Jacobson’s website describes fire cupping as an ancient alternative medicine technique that involves placing cups to create suction and increase blood flow to a specific area. This relieves muscle tension and improves blood circulation. Similarly, she offers hot stone massage therapy, in which the heat of the stones laid on specific areas if the body improves circulation and relieves muscle tension.
“Fire cupping results in improved blood supply to skin and muscles, reduced pain and hypertension, and balanced immune, nervous and hormonal systems,” Jacobson explained on her Instagram page. “Overall, fire cupping is an effective therapy option for removing physical and emotional toxins from the body.”
Other services offered at Shannon Jacobson LMT are deep tissue massage, which helps individuals with chronic pain, injuries or specific musculoskeletal conditions; Swedish massage, which promotes relaxation and stress relief while enhancing blood flow and flexibility; and pregnancy massage.
When asked if the popularity and interest surrounding fire cupping within the athletic community and the wider sports world has the tendency to drive her client demographic, Jacobson happily responded that she gets to treat a wide range of patients.
“It’s been such a mixed bag,” she said. “I get teenage kids to people in their 80s and 90s … that will benefit from the cupping as well for so many different ailments, for so many different issues…. I have clients that are blue collar men, farmers … they’re like, ‘I need to farm. This is my busy season. This (pain) in my body is keeping me from achieving this and achieving that.’”

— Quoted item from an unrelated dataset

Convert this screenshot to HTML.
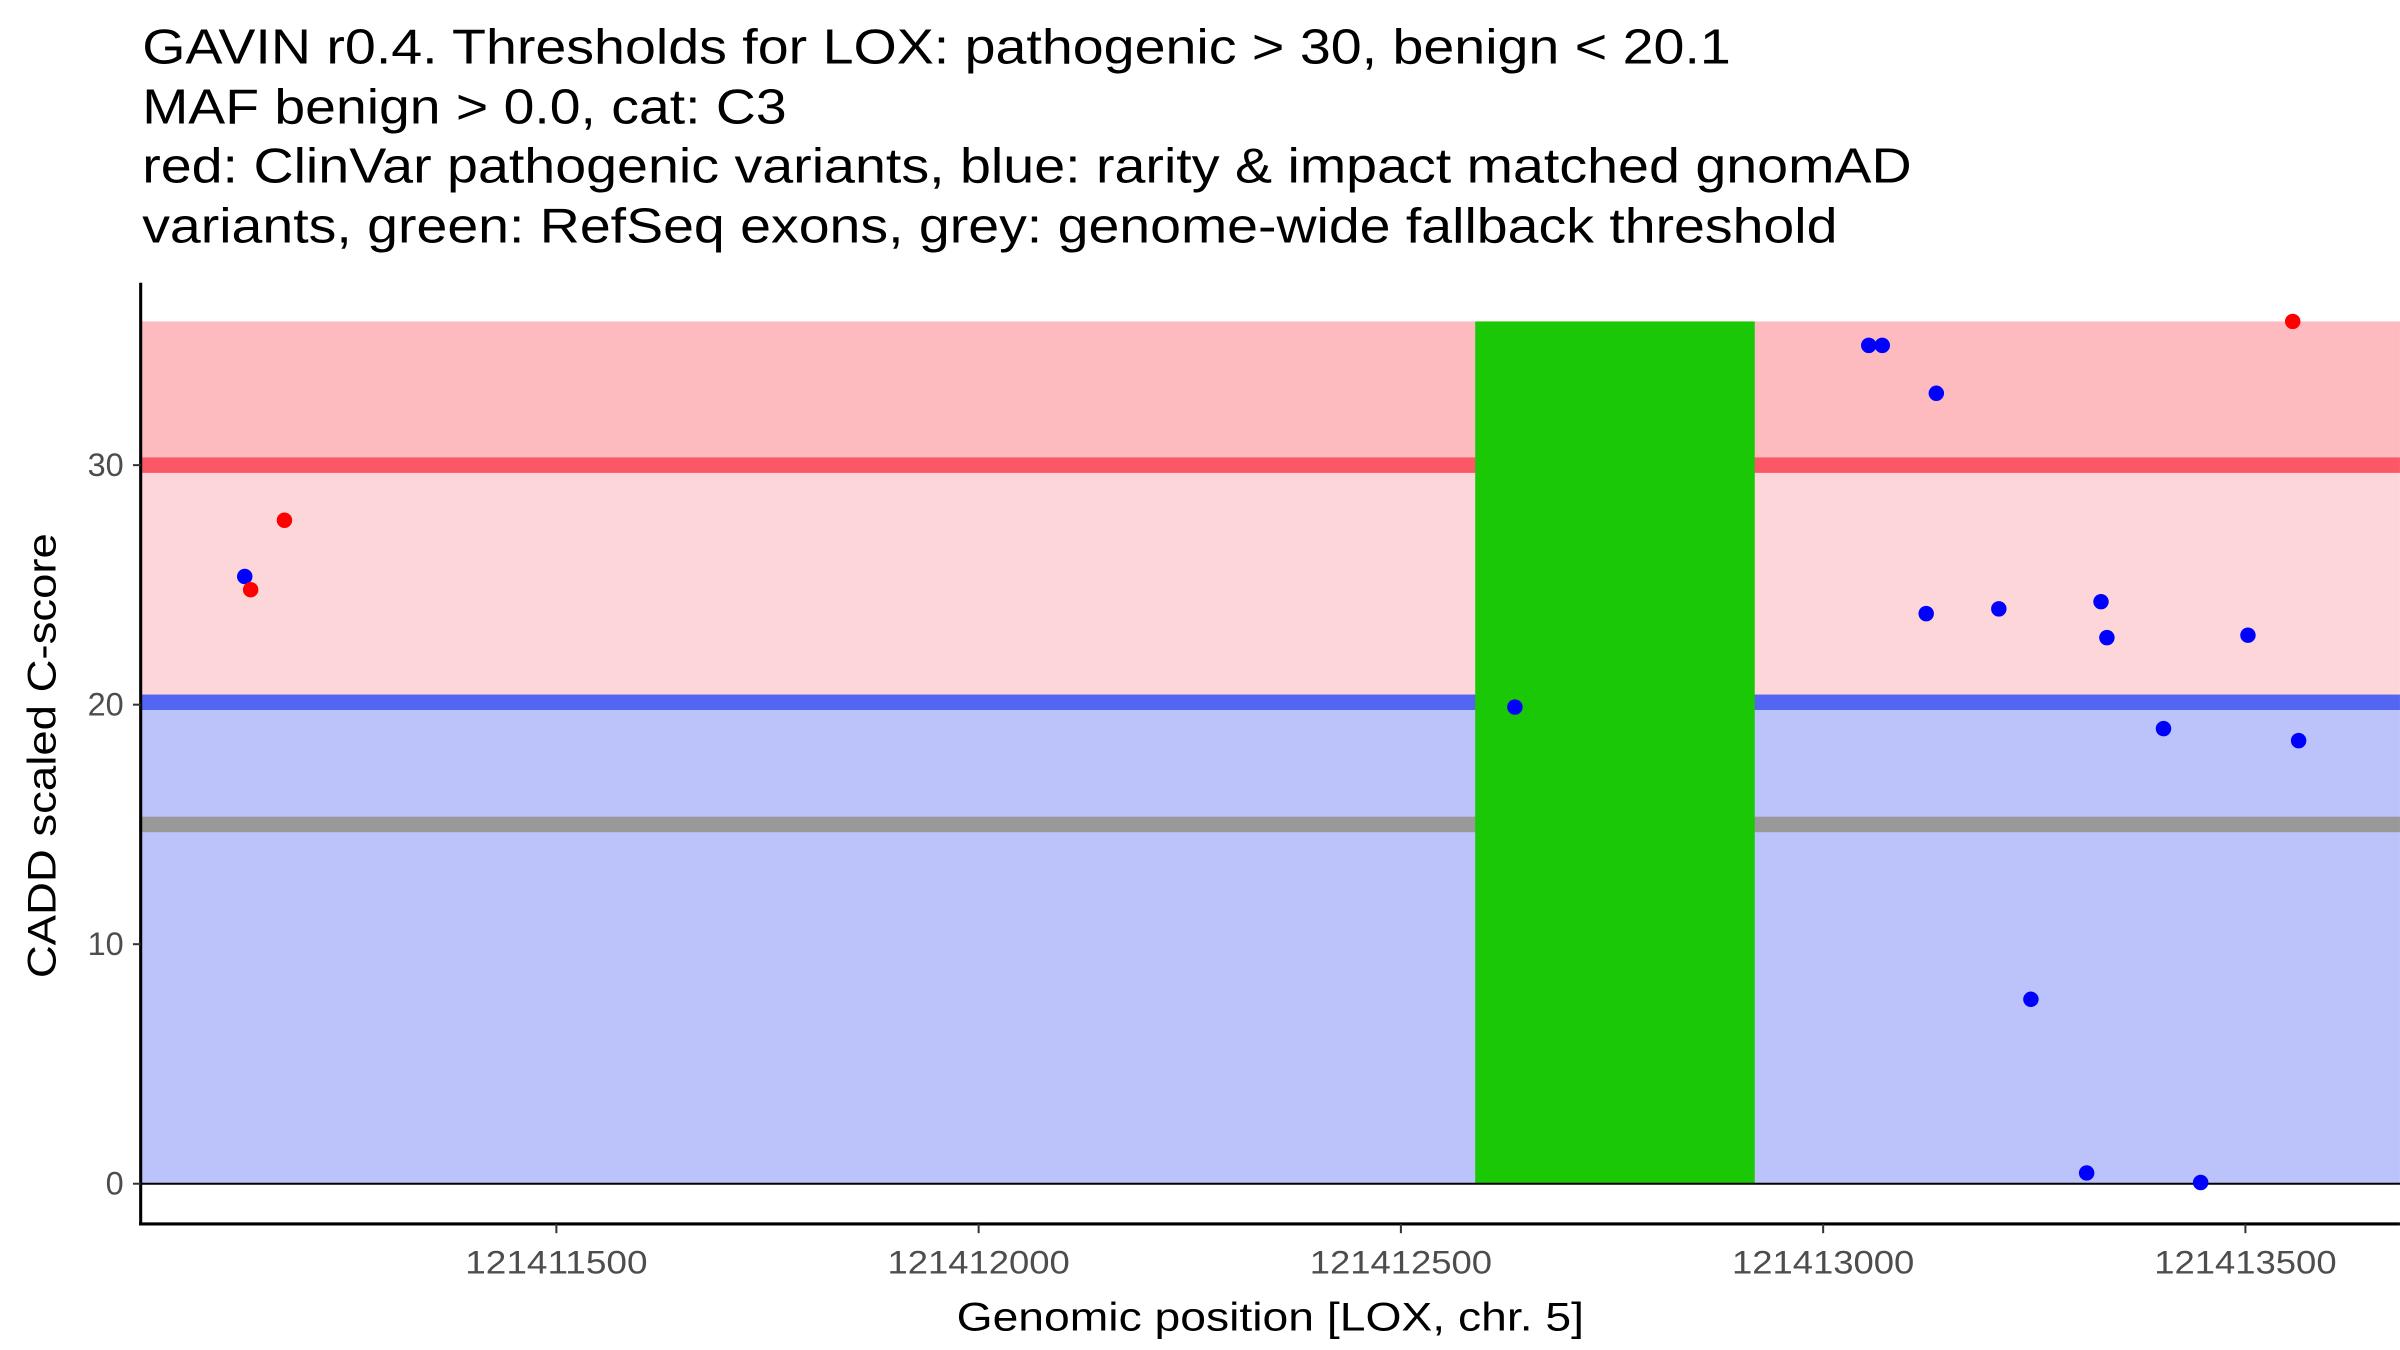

Still in the process of growing her business since renting out the space at 92 Main St. a year and a half ago, Jacobson sees about 40 to 50 customers a month. She hopes that number will continue to rise as people become more familiar with her and her practice. She is aiming to hit close to as many as 100 customers a month, which is more in line with the numbers she saw in Washington.
Jacobson’s ultimate goal is to help streamline massage into an everyday, household necessity for medical and emotional well-being. She wants to help end the stigma that dictates massage as only being a luxurious and leisurely activity and not something that should be sought out on a regular basis or integrated into daily lifestyles and health routines.
“People won’t hesitate to make physical therapy appointments if something’s bugging (them),” Jacobson said. “People dismiss stress…but it really takes a strong hold, not only mentally, but physically as well.
“Stress, trauma, it all lands in our soft tissue, and it stays there and it represents, it doesn’t go away. It represents in different pain patterns, tension cycles, adhesions and to be able to release that is to be able to release not only physical muscles, but also stress and traumas as well.”
The ability to help people recognize and feel the absence of that stress, that pain and tension, is what Jacobson loves so much about being an LMT. She feels rewarded every day to have a place in her community not only as a business owner, but as a healer.
“It’s wonderful,” she said. “It’s so great to see the people that I work on out in the community and to have people recognize me.”